Y aún hoy, claro está, respondo no sé. Y examino la siguiente hipótesis: si traducir puede significar más en general «utilizar un pretexto para hacer oír la propia voz». Determinar la suerte del escritor extranjero en mi propia lengua, obligándole a optar: ¿’sueño’ o ‘ensueño’?, ¿‘aurora’ o ‘alba’?, ¿’útil’ o ‘herramienta’?, ¿’áureo o dorado’? ¿Y cuándo? Lo abandono en sus dilemas.
Por consiguiente, no concibo la traducción como una actividad servil, de mediación, un mal necesario para el editor o para el lector, sino como escritura con inspiración dada: una suerte de creación por delegación.
Por otra parte, un texto traducido no puede ser una réplica del original; traducirno es fotocopiar: la traducción o constriñe o supera.
Pero, como además la traducción es una suerte de disfraz, nos transporta al ámbito de la parodia. Y ello porque toda traducción ha de ser leída entre comillas: un príncipe ruso, un filósofo chino, un campesino de Luisiana, por ejemplo, que viven en sus paisajes literarios, con su flora y con su fauna, con esos impronunciables nombres, cuando hablan griego (u otra lengua) a través del texto traducido, ¿no atraviesan el umbral de la autonegación, si no el de la inconsciente u obligada autoironía?
Mucho más si se piensa, como Averroes, que la «luna de Bengala no es igual que la luna del Yemen, aunque se describa con las mismas palabras». De tal modo que el texto original tal vez no constituya siquiera el punto de comparación de su traducción; ésta tan sólo, provisionalmente, lo presupone. En el sentido de que toda Odisea -metafórica o no-, en potencia, presupone su Iliada.
Aun cuando el crítico más serio de un texto puede ser su traductor, lo que a éste le quita el sueño es la duda. Sus errores provocan la hilaridad. Sus aciertos, el efímero regogijo de los allegados. Le queda siempre un poso de ansiedad: cuándo una nueva traducción hará olvidar la suya.
Todos lo textos son susceptibles de ser traducidos. Es curioso, sin embargo, observar a los poetas traductores de poetas, a quién traducen y cómo traducen. De todo Dante, por ejemplo, el poeta griego Noicos Engonópulos tradujo -maravillosamente, por cierto- tan sólo veintidós palabras.

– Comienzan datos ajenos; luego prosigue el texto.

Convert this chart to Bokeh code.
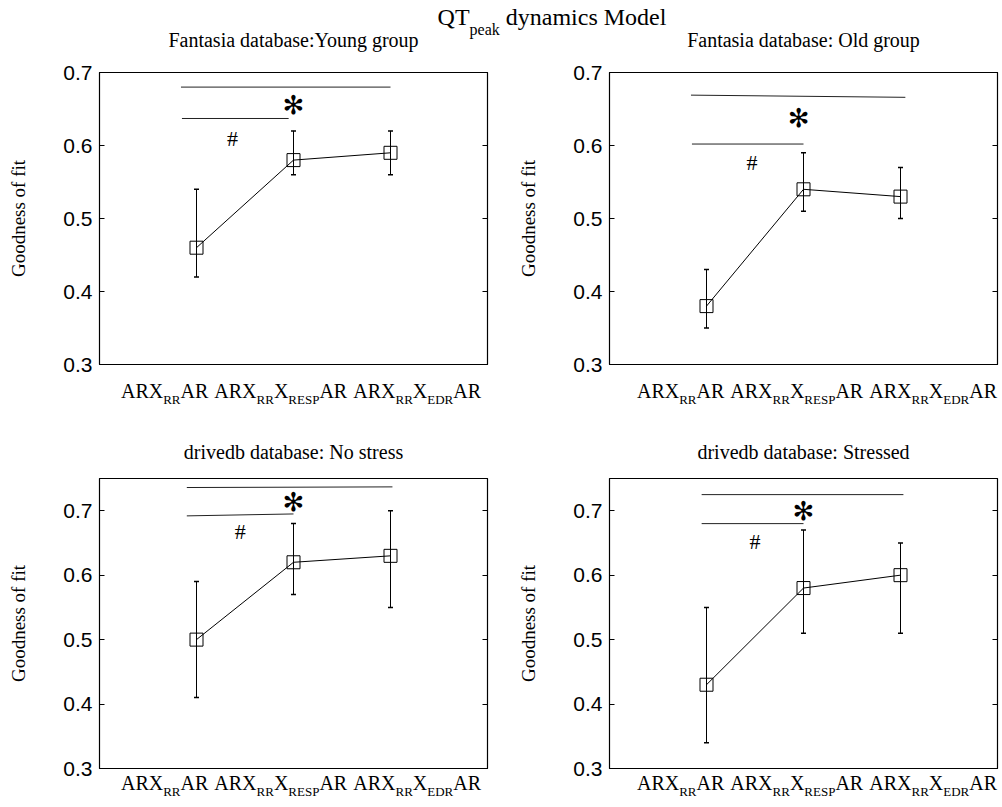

No me gusta hablar lenguas extranjeras. Me siento incómodo. Me veo a mí mismo entregado a un infructuoso esfuerzo de interpretación: oigo mi voz fuera de plano, se me olvida el papel, no recuerdo las instrucciones del director. Traducir, sin embargo, es otra cosa: el papel impreso me ofrece el lujo del diccionario, las inagotables transformaciones del tiempo, las disgresiones del sentido, el recurso a libros que de otro modo no abriría. De ahí que rehuya aquellos textos en los que la presencia del traductor ha de ser casi imperceptible. Al menos en el léxico, la sintaxis, el ritmo de la frase y otras peculiaridades. ¿Para qué un texto que traducido por otra persona arrojaría igual o similar resultado? Cuando he tenido que hacerlo ha recurrido siempre a la autosugestión de los seudónimos.
Si se acepta que al escribir abrimos grietas en el muro de la inmortalidad, al traducir lo cementamos. A la hora de la verdad, entre escritor y traductor, instintivamente me identifico con el primero. Pero incluso si, de acuerdo con la célebre formulación de Mallarmé, «el mundo no existe más que para acabar alguna vez en un buen libro», tengo la convicción de que tarde o temprano ese libro será traducido.
Texto de la conferencia pronunciada en la Facultad de Filosofía y Letras de la Universidad de Málaga en mayo de 1996.